_Stated problem_
Give the lines of the material verbatim, from the first line to the line with "5.1, 5.1, 5.2];", including both.
## BEGIN
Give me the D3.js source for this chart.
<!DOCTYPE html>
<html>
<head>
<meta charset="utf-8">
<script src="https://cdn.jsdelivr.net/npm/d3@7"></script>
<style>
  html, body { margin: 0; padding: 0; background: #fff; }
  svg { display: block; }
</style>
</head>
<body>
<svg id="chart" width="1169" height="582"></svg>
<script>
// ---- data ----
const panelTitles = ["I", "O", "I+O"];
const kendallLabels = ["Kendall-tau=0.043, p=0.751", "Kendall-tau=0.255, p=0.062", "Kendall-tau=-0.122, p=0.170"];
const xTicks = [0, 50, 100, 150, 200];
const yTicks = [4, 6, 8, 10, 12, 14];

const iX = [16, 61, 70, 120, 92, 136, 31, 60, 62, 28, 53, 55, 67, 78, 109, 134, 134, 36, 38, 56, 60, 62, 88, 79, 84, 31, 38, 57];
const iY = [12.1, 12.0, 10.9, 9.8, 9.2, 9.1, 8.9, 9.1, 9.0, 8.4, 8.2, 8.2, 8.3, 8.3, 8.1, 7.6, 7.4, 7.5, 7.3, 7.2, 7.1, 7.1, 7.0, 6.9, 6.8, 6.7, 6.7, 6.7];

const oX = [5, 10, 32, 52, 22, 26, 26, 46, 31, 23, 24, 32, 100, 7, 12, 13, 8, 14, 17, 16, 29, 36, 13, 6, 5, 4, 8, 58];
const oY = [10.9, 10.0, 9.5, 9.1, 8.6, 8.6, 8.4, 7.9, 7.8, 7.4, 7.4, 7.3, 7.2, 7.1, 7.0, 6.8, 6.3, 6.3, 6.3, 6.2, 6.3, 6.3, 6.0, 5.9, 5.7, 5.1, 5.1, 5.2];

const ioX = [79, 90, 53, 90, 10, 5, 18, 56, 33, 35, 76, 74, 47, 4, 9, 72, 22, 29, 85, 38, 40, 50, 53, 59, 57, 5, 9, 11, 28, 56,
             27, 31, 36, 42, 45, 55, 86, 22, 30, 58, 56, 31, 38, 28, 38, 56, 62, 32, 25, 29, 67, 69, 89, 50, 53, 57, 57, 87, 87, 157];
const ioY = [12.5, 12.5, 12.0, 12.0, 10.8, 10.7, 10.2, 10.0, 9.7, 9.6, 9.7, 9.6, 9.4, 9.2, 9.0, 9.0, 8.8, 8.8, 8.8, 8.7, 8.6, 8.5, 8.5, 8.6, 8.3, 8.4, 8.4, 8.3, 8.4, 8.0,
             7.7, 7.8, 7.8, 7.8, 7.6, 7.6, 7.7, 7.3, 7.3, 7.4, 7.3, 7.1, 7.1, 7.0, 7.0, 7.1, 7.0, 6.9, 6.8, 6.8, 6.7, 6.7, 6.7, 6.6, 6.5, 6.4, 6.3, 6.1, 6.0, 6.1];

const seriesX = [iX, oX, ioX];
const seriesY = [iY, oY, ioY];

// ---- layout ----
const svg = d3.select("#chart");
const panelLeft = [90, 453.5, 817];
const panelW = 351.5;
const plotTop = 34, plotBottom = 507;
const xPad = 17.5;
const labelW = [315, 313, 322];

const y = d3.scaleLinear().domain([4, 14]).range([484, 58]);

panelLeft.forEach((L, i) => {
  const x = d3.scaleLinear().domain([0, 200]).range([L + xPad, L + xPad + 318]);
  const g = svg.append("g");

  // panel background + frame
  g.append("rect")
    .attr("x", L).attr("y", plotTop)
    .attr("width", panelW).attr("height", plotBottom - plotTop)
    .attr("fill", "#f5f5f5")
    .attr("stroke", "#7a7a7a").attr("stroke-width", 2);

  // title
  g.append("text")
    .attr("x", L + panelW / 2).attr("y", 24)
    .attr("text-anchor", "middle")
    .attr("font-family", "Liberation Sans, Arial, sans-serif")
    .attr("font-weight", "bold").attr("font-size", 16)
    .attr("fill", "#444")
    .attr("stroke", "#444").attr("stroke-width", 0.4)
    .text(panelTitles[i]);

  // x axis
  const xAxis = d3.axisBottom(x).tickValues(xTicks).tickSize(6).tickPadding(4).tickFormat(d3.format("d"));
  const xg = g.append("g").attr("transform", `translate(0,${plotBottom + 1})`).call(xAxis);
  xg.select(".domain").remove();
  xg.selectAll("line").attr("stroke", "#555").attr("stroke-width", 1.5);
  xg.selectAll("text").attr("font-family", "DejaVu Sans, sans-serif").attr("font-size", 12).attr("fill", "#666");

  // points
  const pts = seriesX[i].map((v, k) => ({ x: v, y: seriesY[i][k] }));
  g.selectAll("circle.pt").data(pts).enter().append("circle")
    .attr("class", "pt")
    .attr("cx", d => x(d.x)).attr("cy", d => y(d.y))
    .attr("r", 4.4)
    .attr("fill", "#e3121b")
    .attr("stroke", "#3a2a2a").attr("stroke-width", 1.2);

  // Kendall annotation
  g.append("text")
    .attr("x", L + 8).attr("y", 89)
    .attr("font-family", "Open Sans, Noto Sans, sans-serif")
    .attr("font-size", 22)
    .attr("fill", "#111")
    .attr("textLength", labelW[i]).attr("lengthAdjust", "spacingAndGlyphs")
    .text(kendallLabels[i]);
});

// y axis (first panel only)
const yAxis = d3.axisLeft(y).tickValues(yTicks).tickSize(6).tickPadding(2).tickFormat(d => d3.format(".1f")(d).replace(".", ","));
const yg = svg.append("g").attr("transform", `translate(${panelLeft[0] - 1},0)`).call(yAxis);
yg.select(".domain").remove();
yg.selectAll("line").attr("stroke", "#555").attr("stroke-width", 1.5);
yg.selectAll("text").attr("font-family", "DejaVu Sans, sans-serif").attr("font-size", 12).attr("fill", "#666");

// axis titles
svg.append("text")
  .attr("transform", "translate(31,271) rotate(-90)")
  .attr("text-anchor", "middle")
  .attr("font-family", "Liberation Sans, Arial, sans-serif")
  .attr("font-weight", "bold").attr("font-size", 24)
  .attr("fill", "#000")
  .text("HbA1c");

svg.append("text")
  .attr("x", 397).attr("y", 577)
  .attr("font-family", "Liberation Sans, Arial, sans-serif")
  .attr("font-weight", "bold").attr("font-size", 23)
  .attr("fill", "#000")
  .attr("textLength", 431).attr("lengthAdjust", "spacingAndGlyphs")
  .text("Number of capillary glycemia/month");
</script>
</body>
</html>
## END
_Solution to this task_
Give me the D3.js source for this chart.
<!DOCTYPE html>
<html>
<head>
<meta charset="utf-8">
<script src="https://cdn.jsdelivr.net/npm/d3@7"></script>
<style>
  html, body { margin: 0; padding: 0; background: #fff; }
  svg { display: block; }
</style>
</head>
<body>
<svg id="chart" width="1169" height="582"></svg>
<script>
// ---- data ----
const panelTitles = ["I", "O", "I+O"];
const kendallLabels = ["Kendall-tau=0.043, p=0.751", "Kendall-tau=0.255, p=0.062", "Kendall-tau=-0.122, p=0.170"];
const xTicks = [0, 50, 100, 150, 200];
const yTicks = [4, 6, 8, 10, 12, 14];

const iX = [16, 61, 70, 120, 92, 136, 31, 60, 62, 28, 53, 55, 67, 78, 109, 134, 134, 36, 38, 56, 60, 62, 88, 79, 84, 31, 38, 57];
const iY = [12.1, 12.0, 10.9, 9.8, 9.2, 9.1, 8.9, 9.1, 9.0, 8.4, 8.2, 8.2, 8.3, 8.3, 8.1, 7.6, 7.4, 7.5, 7.3, 7.2, 7.1, 7.1, 7.0, 6.9, 6.8, 6.7, 6.7, 6.7];

const oX = [5, 10, 32, 52, 22, 26, 26, 46, 31, 23, 24, 32, 100, 7, 12, 13, 8, 14, 17, 16, 29, 36, 13, 6, 5, 4, 8, 58];
const oY = [10.9, 10.0, 9.5, 9.1, 8.6, 8.6, 8.4, 7.9, 7.8, 7.4, 7.4, 7.3, 7.2, 7.1, 7.0, 6.8, 6.3, 6.3, 6.3, 6.2, 6.3, 6.3, 6.0, 5.9, 5.7, 5.1, 5.1, 5.2];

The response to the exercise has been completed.